Management / drug of choice

  • B12 deficiency: parenteral (IM) hydroxocobalamin / cyanocobalamin; lifelong in pernicious anaemia. Replace B12 before folate.
  • Folate deficiency: oral folic acid; periconceptional folate prevents neural tube defects (start before conception).
  • Methotrexate toxicity: leucovorin (folinic acid) rescue.
  • Hyperhomocysteinaemia: folate + B6 + B12 (lowers levels, though cardiovascular benefit is debated); homocystinuria → pyridoxine, betaine, methionine restriction.

Complications

  • Megaloblastic anaemia; pancytopenia in severe cases.
  • Irreversible neuropathy / subacute combined degeneration (B12).
  • Neural tube defects (maternal folate deficiency).
  • Premature atherosclerosis and venous thromboembolism (hyperhomocysteinaemia).
  • Lens dislocation, osteoporosis, intellectual disability (homocystinuria).

Key differentials

  • B12 vs folate deficiency — discriminated by MMA and neurological signs.
  • Marfan vs homocystinuria — lens dislocation direction and intellect.
  • Megaloblastic vs non-megaloblastic macrocytosis (alcohol, liver disease, hypothyroidism, reticulocytosis) — smear and MMA/homocysteine help.
  • Albinism subtypes (tyrosinase-positive vs negative).

Mnemonics

  • B12's two reactions — "Methyl to Methionine, Adenosyl to Mutase" (methylcobalamin → methionine synthase; adenosylcobalamin → methylmalonyl-CoA mutase).
  • Methyl trap — "B12 frees folate from the trap."
  • PNMT needs SAM — adrenaline = "Adrenaline Added methyl."
  • Catecholamine cofactors — Tyrosine hydroxylase = BH₄; Dopamine β-hydroxylase = vitamin C.

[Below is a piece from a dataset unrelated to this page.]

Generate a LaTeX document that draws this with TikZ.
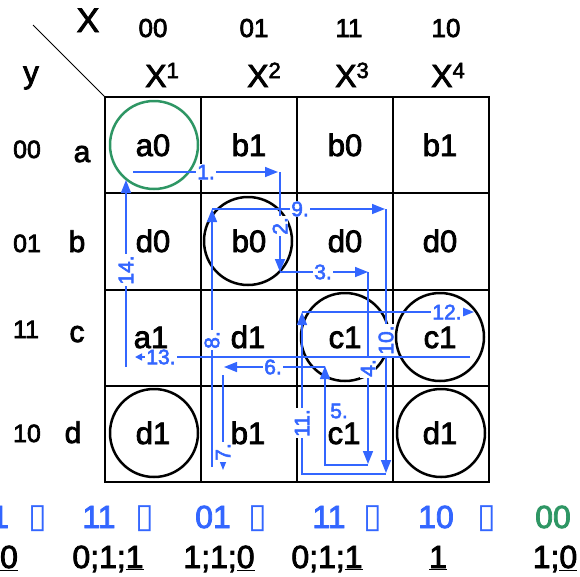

Recently asked / exam angle

  • "Universal methyl donor" → SAM (frequently asked single-best).
  • Enzyme requiring adenosylcobalaminmethylmalonyl-CoA mutase (and the marker MMA).
  • Which marker is elevated in B12 but normal in folate deficiency → methylmalonic acid.
  • Rate-limiting enzyme of heme synthesis → ALA synthase (PLP-dependent).
  • Lens dislocation down and in + thrombosis → homocystinuria (CBS deficiency, B6-responsive).
  • Drug acting on thymidylate synthase → 5-FU; on DHFR → methotrexate/trimethoprim.
  • Leucovorin rescues from methotrexate, not 5-FU.
  • Largest consumer of SAM methyl groups → creatine synthesis.
  • Why folic acid alone is dangerous in B12 deficiency → masks anaemia, worsens neuropathy.
  • Cofactor for tyrosine hydroxylase and tryptophan hydroxylase → tetrahydrobiopterin (BH₄).

Rapid revision

  1. SAM = universal methyl donor → becomes SAH → homocysteine.
  2. Biotin carries the most oxidised 1-C unit (CO₂); THF the most versatile; SAM only methyl.
  3. B12's two reactions: methionine synthase (methylcobalamin) and methylmalonyl-CoA mutase (adenosylcobalamin).
  4. B12 deficiency → ↑homocysteine and ↑MMA; folate deficiency → ↑homocysteine, normal MMA.
  5. Methyl-folate trap: B12 deficiency locks folate as N⁵-methyl-THF → functional folate deficiency → megaloblastic anaemia.
  6. Replace B12 before folate; folate alone can worsen subacute combined degeneration.
  7. Thymidylate synthase converts dUMP → dTMP using N⁵,N¹⁰-methylene-THF; blocked by 5-FU.
  8. DHFR regenerates THF; blocked by methotrexate, trimethoprim, pyrimethamine; rescued by leucovorin.
  9. Tyrosine hydroxylase (BH₄) is rate-limiting for catecholamines; dopamine β-hydroxylase needs vitamin C.
  10. ALA synthase (PLP) is rate-limiting for heme; lead inhibits ALA dehydratase + ferrochelatase.
  11. Homocystinuria (CBS deficiency): downward-inward lens dislocation, thrombosis, B6-responsive.
  12. Creatine synthesis (glycine + arginine + SAM) is the biggest methyl-group consumer; breakdown → creatinine.